• _PROVIDED DATA_:
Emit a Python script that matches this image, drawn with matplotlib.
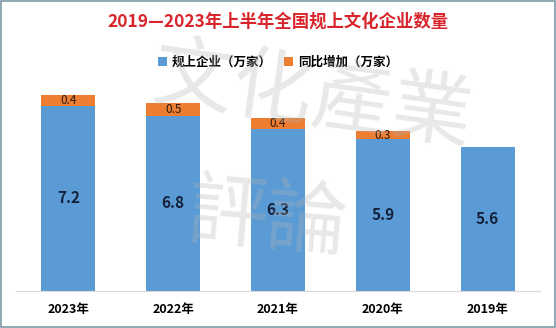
import matplotlib
matplotlib.use("Agg")
import matplotlib.pyplot as plt
from matplotlib.patches import Rectangle

plt.rcParams["font.family"] = ["Noto Sans CJK SC", "DejaVu Sans"]

years = ["2023年", "2022年", "2021年", "2020年", "2019年"]
base = [7.2, 6.8, 6.3, 5.9, 5.6]
growth = [0.4, 0.5, 0.4, 0.3, 0.0]

BLUE = "#5B9BD5"
ORANGE = "#ED7D31"

fig = plt.figure(figsize=(5.56, 3.28), dpi=100, facecolor="white")
ax = fig.add_axes([16 / 556, 0.113, 524 / 556, 0.628])

x = range(len(years))
ax.bar(x, base, width=0.515, color=BLUE, label="规上企业（万家）", zorder=2)
ax.bar(x, growth, width=0.515, bottom=base, color=ORANGE,
       label="同比增加（万家）", zorder=2)

for i, (b, g) in enumerate(zip(base, growth)):
    ax.text(i, b / 2, f"{b}", ha="center", va="center", fontsize=11,
            fontweight="bold", color="#15213a", zorder=5)
    if g > 0:
        ax.text(i, b + g / 2, f"{g}", ha="center", va="center", fontsize=8.5,
                color="#2a1a10", zorder=5)

# 浅灰水印，盖在柱子上
wm = dict(color="#b4b4b4", alpha=0.3, fontsize=58, ha="center", va="center",
          zorder=4)
fig.text(0.56, 0.70, "文化產業", rotation=-8, **wm)
fig.text(0.48, 0.33, "評論", rotation=-5, **wm)

ax.set_xlim(-0.5, len(years) - 0.5)
ax.set_ylim(0, 8)
ax.set_xticks(list(x))
ax.set_xticklabels(years, fontsize=9, fontweight="bold")
ax.tick_params(axis="x", length=0, pad=9)
ax.set_yticks([])
for s in ["top", "left", "right"]:
    ax.spines[s].set_visible(False)
ax.spines["bottom"].set_color("#d9d9d9")
ax.patch.set_alpha(0)

fig.text(0.5, 0.933, "2019—2023年上半年全国规上文化企业数量", ha="center",
         va="center", fontsize=12.5, fontweight="bold", color="#d8252b")
ax.legend(loc="center", bbox_to_anchor=(0.5, 0.81), bbox_transform=fig.transFigure,
          ncol=2, frameon=False, prop={"weight": "bold", "size": 9},
          handlelength=0.7, handleheight=0.7, handletextpad=0.4, columnspacing=1.0)

fig.patches.append(Rectangle((0.002, 0.003), 0.996, 0.994, transform=fig.transFigure,
                             fill=False, edgecolor="#7d98a8", linewidth=1.2))

fig.savefig("out.png", dpi=100, facecolor="white")
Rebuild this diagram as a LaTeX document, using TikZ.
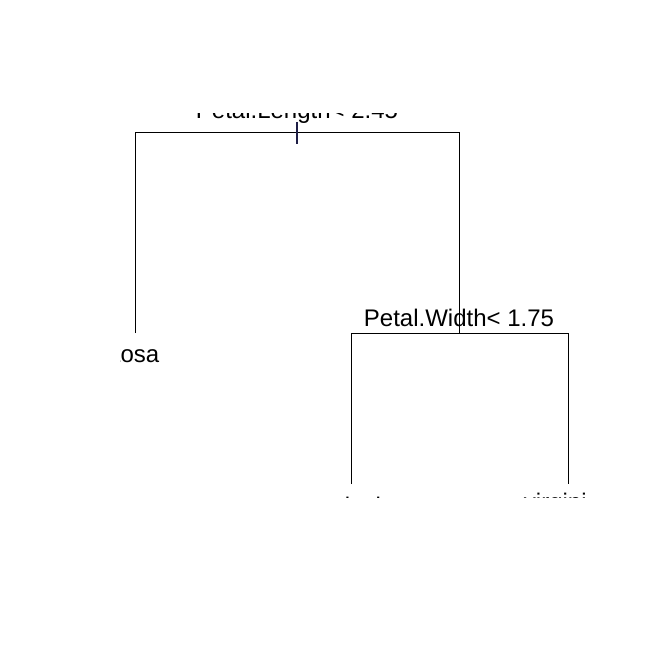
\documentclass[tikz,border=0pt]{standalone}
\usepackage{fontspec}
\setmainfont{Liberation Sans}
\definecolor{tickcol}{RGB}{30,30,70}
\begin{document}
\begin{tikzpicture}[x=1bp,y=-1bp,
  lbl/.style={font=\fontsize{24bp}{28bp}\selectfont, inner sep=0pt, anchor=base},
  branch/.style={draw=black, line width=0.9bp},
  ticksty/.style={draw=tickcol, line width=1.6bp}]
\useasboundingbox[fill=white] (0,0) rectangle (645,645);
\begin{scope}
\clip (120.5,114) rectangle (587,497);
% labels
\node[lbl] (root) at (297,119) {Petal.Length< 2.45};
\node[lbl] (split2) at (459,326) {Petal.Width< 1.75};
\node[lbl, anchor=base east] (setosa) at (159.5,362) {setosa};
\node[lbl] (versicolor) at (351,514) {versicolor};
\node[lbl] (virginica) at (568,510.5) {virginica};
% tree coordinates
\coordinate (rootL) at (135,132);
\coordinate (rootR) at (459,132);
\coordinate (leafA) at (135,333);
\coordinate (nodeB) at (459,333);
\coordinate (bL) at (351,333);
\coordinate (bR) at (568,333);
\coordinate (leafB) at (351,484);
\coordinate (leafC) at (568,484);
\coordinate (tickT) at (297,122);
\coordinate (tickB) at (297,144);
% branches
\draw[branch] (leafA) -- (rootL) -- (rootR) -- (nodeB);
\draw[branch] (leafB) -- (bL) -- (bR) -- (leafC);
\draw[ticksty] (tickT) -- (tickB);
\end{scope}
\end{tikzpicture}
\end{document}
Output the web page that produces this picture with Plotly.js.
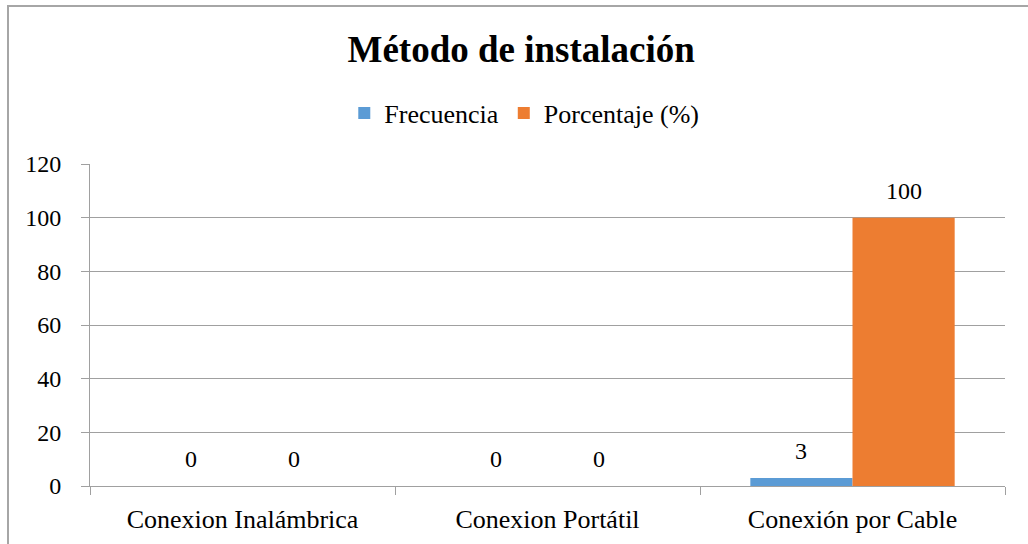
<!DOCTYPE html>
<html>
<head>
<meta charset="utf-8">
<script src="https://cdn.plot.ly/plotly-3.0.1.min.js"></script>
<style>
html,body{margin:0;padding:0;background:#fff;}
#wrap{position:relative;width:1028px;height:544px;overflow:hidden;}
#chart{width:1028px;height:544px;}
#frame{position:absolute;left:7px;top:5px;width:1040px;height:560px;border:2px solid #A6A6A6;pointer-events:none;}
</style>
</head>
<body>
<div id="wrap"><div id="chart"></div><div id="frame"></div></div>
<script>
const categories = ["Conexion Inalámbrica", "Conexion Portátil", "Conexión por Cable"];
const frecuencia = [0, 0, 3];
const porcentaje = [0, 0, 100];
const seriesNames = ["Frecuencia", "Porcentaje (%)"];
const yTicks = [0, 20, 40, 60, 80, 100, 120];

const font = "'Liberation Serif', 'Times New Roman', Times, serif";
const colors = ["#5B9BD5", "#ED7D31"];
const W = 1028, H = 544;
const margin = {l: 90, r: 23, t: 164, b: 58};
const bargap = 0.33;
const plotW = W - margin.l - margin.r;
const barW = plotW / categories.length * (1 - bargap) / 2;

const series = [frecuencia, porcentaje];
const traces = series.map((vals, i) => ({
  type: "bar",
  name: seriesNames[i],
  x: categories,
  y: vals,
  marker: {color: colors[i]},
  hoverinfo: "x+y"
}));

const annotations = [];
series.forEach((vals, i) => {
  vals.forEach((v, j) => {
    annotations.push({
      x: categories[j], y: v, xref: "x", yref: "y",
      text: String(v), showarrow: false,
      yanchor: "bottom", yshift: 12,
      xshift: (i === 0 ? -1 : 1) * barW / 2,
      font: {family: font, size: 24, color: "#000"}
    });
  });
});

const layout = {
  width: W, height: H,
  margin: margin,
  paper_bgcolor: "#fff", plot_bgcolor: "#fff",
  font: {family: font, color: "#000"},
  title: {
    text: "<b>Método de instalación</b>",
    font: {family: font, size: 37, color: "#000"},
    xref: "container", x: 0.507, xanchor: "center",
    yref: "container", y: 1 - 49 / H, yanchor: "middle"
  },
  showlegend: true,
  legend: {
    orientation: "h",
    xref: "container", yref: "container",
    x: 0.51, xanchor: "center",
    y: 1 - 113 / H, yanchor: "middle",
    font: {family: font, size: 26, color: "#000"},
    itemwidth: 30,
    traceorder: "normal"
  },
  barmode: "group",
  bargap: bargap,
  bargroupgap: 0,
  xaxis: {
    type: "category",
    tickson: "boundaries",
    ticks: "outside", ticklen: 8, tickcolor: "#A0A0A0", tickwidth: 1,
    showline: true, linecolor: "#A0A0A0", linewidth: 1,
    showgrid: false,
    ticklabelstandoff: 10,
    tickfont: {family: font, size: 26, color: "#000"},
    fixedrange: true
  },
  yaxis: {
    range: [0, 120],
    tickvals: yTicks,
    ticktext: yTicks.map(String),
    ticks: "outside", ticklen: 8, tickcolor: "#A0A0A0", tickwidth: 1,
    showline: true, linecolor: "#A0A0A0", linewidth: 1,
    showgrid: true, gridcolor: "#A0A0A0", gridwidth: 1,
    zeroline: false,
    ticklabelstandoff: 15,
    tickfont: {family: font, size: 24, color: "#000"},
    fixedrange: true
  },
  annotations: annotations
};

Plotly.newPlot("chart", traces, layout, {displayModeBar: false, staticPlot: true});
</script>
</body>
</html>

• _AIM_:
Give back only the lines from the one holding "Output the web" through the one holding "const barW = plotW", both kept, exactly as written. Omit the images.

• _THE OUTPUT_:
Output the web page that produces this picture with Plotly.js.
<!DOCTYPE html>
<html>
<head>
<meta charset="utf-8">
<script src="https://cdn.plot.ly/plotly-3.0.1.min.js"></script>
<style>
html,body{margin:0;padding:0;background:#fff;}
#wrap{position:relative;width:1028px;height:544px;overflow:hidden;}
#chart{width:1028px;height:544px;}
#frame{position:absolute;left:7px;top:5px;width:1040px;height:560px;border:2px solid #A6A6A6;pointer-events:none;}
</style>
</head>
<body>
<div id="wrap"><div id="chart"></div><div id="frame"></div></div>
<script>
const categories = ["Conexion Inalámbrica", "Conexion Portátil", "Conexión por Cable"];
const frecuencia = [0, 0, 3];
const porcentaje = [0, 0, 100];
const seriesNames = ["Frecuencia", "Porcentaje (%)"];
const yTicks = [0, 20, 40, 60, 80, 100, 120];

const font = "'Liberation Serif', 'Times New Roman', Times, serif";
const colors = ["#5B9BD5", "#ED7D31"];
const W = 1028, H = 544;
const margin = {l: 90, r: 23, t: 164, b: 58};
const bargap = 0.33;
const plotW = W - margin.l - margin.r;
const barW = plotW / categories.length * (1 - bargap) / 2;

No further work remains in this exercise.